I blogged these two items three years ago during fund raising and training for The Yorkshire Three Peaks charity walk. And here are two more excerpts. The first reposted because I’d forgotten I’d blogged about Hanley and Stendhal once before and was pleased to see my recent retelling of the Scarlet and Black anecdote was reasonably consistent. The second because it’s a timeless quote that will survive the many that suddenly have less time.
Dateline 30 April 2017: I was remembering how lucky I was to have had the writer Gerry Hanley as a family friend. We had many conversations, literary and otherwise, especially during the occasional times I drove him home after dinner chez nous. One such night, he asked me to argue the case for my favourite book. I might have answered The Lord of the Rings. I could also have comfortably argued for Principles of Physical Geology, a book that changed the direction of my life.
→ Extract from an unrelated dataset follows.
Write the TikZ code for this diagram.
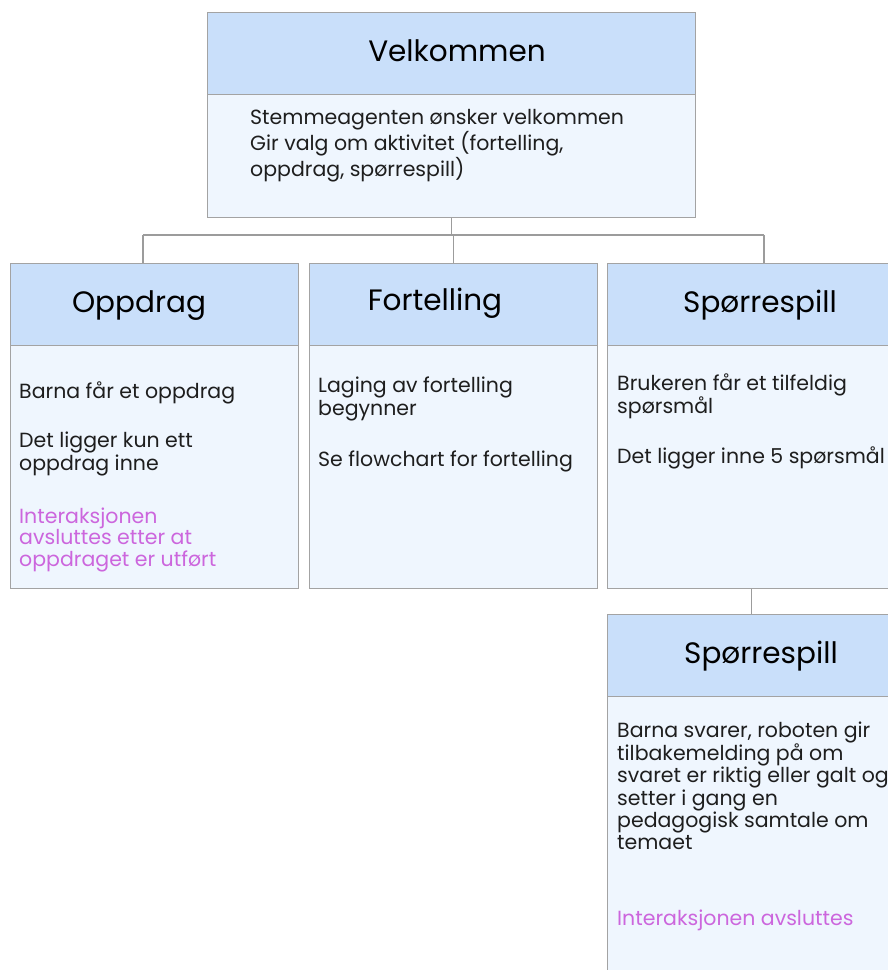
\documentclass[tikz,border=0pt]{standalone}
\usepackage{fontspec}
\setmainfont{Poppins}
\definecolor{hdrfill}{HTML}{C9DFFA}
\definecolor{bodyfill}{HTML}{EFF6FE}
\definecolor{edge}{HTML}{A3A3A3}
\definecolor{wire}{HTML}{9C9C9C}
\definecolor{ink}{HTML}{1E1E1E}
\definecolor{note}{HTML}{CC66DD}
% stacked lines whose baseline is the baseline of the first line
\newcommand\stackedlines[1]{\begin{tabular}[t]{@{}l@{}}#1\end{tabular}}
\tikzset{
  panel/.style={draw=edge, line width=1.2pt, anchor=north west, inner sep=0pt},
  hdr/.style={panel, fill=hdrfill, minimum height=82pt},
  bodybox/.style={panel, fill=bodyfill},
  title/.style={anchor=base, inner sep=0pt, text=black,
    font=\fontsize{29.5}{32}\selectfont},
  txt/.style={anchor=base west, inner sep=0pt, text=ink,
    font=\fontsize{20.5}{23.5}\selectfont},
  conn/.style={draw=wire, line width=1.4pt}
}
\begin{document}
\begin{tikzpicture}[x=1pt,y=-1pt]
\useasboundingbox (0,0) rectangle (888,970);
\clip (0,0) rectangle (888,970);

% top box
\node[hdr, minimum width=488pt] (velH) at (207,12) {};
\node[bodybox, minimum width=488pt, minimum height=123pt] (velB) at (207,94) {};
\node[title] (velN) at (457,61) {Velkommen};
\node[txt] (velT) at (250,124) {\stackedlines{Stemmeagenten ønsker velkommen\\Gir valg om aktivitet (fortelling,\\oppdrag, spørrespill)}};

% second row
\node[hdr, minimum width=288pt] (opH) at (10,263) {};
\node[bodybox, minimum width=288pt, minimum height=243pt] (opB) at (10,345) {};
\node[title] (opN) at (139,312) {Oppdrag};
\node[txt] (opT1) at (19,398) {Barna får et oppdrag};
\node[txt] (opT2) at (19,447) {\stackedlines{Det ligger kun ett\\oppdrag inne}};
\node[txt, text=note, font=\fontsize{20.5}{21.5}\selectfont] (opT3) at (19,523)
  {\stackedlines{Interaksjonen\\avsluttes etter at\\oppdraget er utført}};

\node[hdr, minimum width=288pt] (foH) at (309,263) {};
\node[bodybox, minimum width=288pt, minimum height=243pt] (foB) at (309,345) {};
\node[title] (foN) at (435,310) {Fortelling};
\node[txt] (foT1) at (318,392) {\stackedlines{Laging av fortelling\\begynner}};
\node[txt] (foT2) at (318,466) {Se flowchart for fortelling};

\node[hdr, minimum width=288pt] (spH) at (607,263) {};
\node[bodybox, minimum width=288pt, minimum height=243pt] (spB) at (607,345) {};
\node[title] (spN) at (760,312) {Spørrespill};
\node[txt] (spT1) at (617,390) {\stackedlines{Brukeren får et tilfeldig\\spørsmål}};
\node[txt] (spT2) at (617,463) {Det ligger inne 5 spørsmål};

% third row
\node[hdr, minimum width=288pt] (sqH) at (607,614) {};
\node[bodybox, minimum width=288pt, minimum height=300pt] (sqB) at (607,696) {};
\node[title] (sqN) at (761,663) {Spørrespill};
\node[txt, font=\fontsize{20.5}{22.3}\selectfont] (sqT1) at (617,737)
  {\stackedlines{Barna svarer, roboten gir\\tilbakemelding på om\\svaret er riktig eller galt og\\setter i gang en\\pedagogisk samtale om\\temaet}};
\node[txt, text=note] (sqT2) at (617,925) {Interaksjonen avsluttes};

% connectors
\coordinate (busL) at (143,235);
\coordinate (busR) at (764,235);
\draw[conn] (busL) -- (busR);
\draw[conn] (velB.south) -- (velB.south |- busL);
\draw[conn] (busL) -- (busL |- opH.north);
\draw[conn] (foH.north |- busL) -- (foH.north);
\draw[conn] (busR) -- (busR |- spH.north);
\draw[conn] (spB.south) -- (sqH.north);
\end{tikzpicture}
\end{document}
And at that time, The Great Gatsby had also been a big influence on me. Yet I know that I replied Scarlet and Black by Stendahl. I had only recently read it and I identified more with the ‘coming of age’ theme of the young Sorel than I recognised in any of the somewhat seedy Gatsby set including Carraway. Today, I might give a completely different answer. But back then, Scarlet and Black had deeply impressed me. Gerry told me that it had been banned in some countries for being subversive, which made it all the more interesting to me, living as I did, in a repressed, religion tormented third world country of banned opinions amidst the fear of terrorism. I was reminded of this conversation when I read about a condition called Stendahl Syndrome (and another link is that Gerry died in Dun Laoghaire 25 years ago). Anyway, back to the syndrome, said to be common in Florence, as I understand from wikipedia (and I don’t want to be responsible for sending you down that rabbit hole).
Dateline 1 May 2017: Thought for the day from Bertrand Russell perhaps: “War does not determine who is right – only who is left”.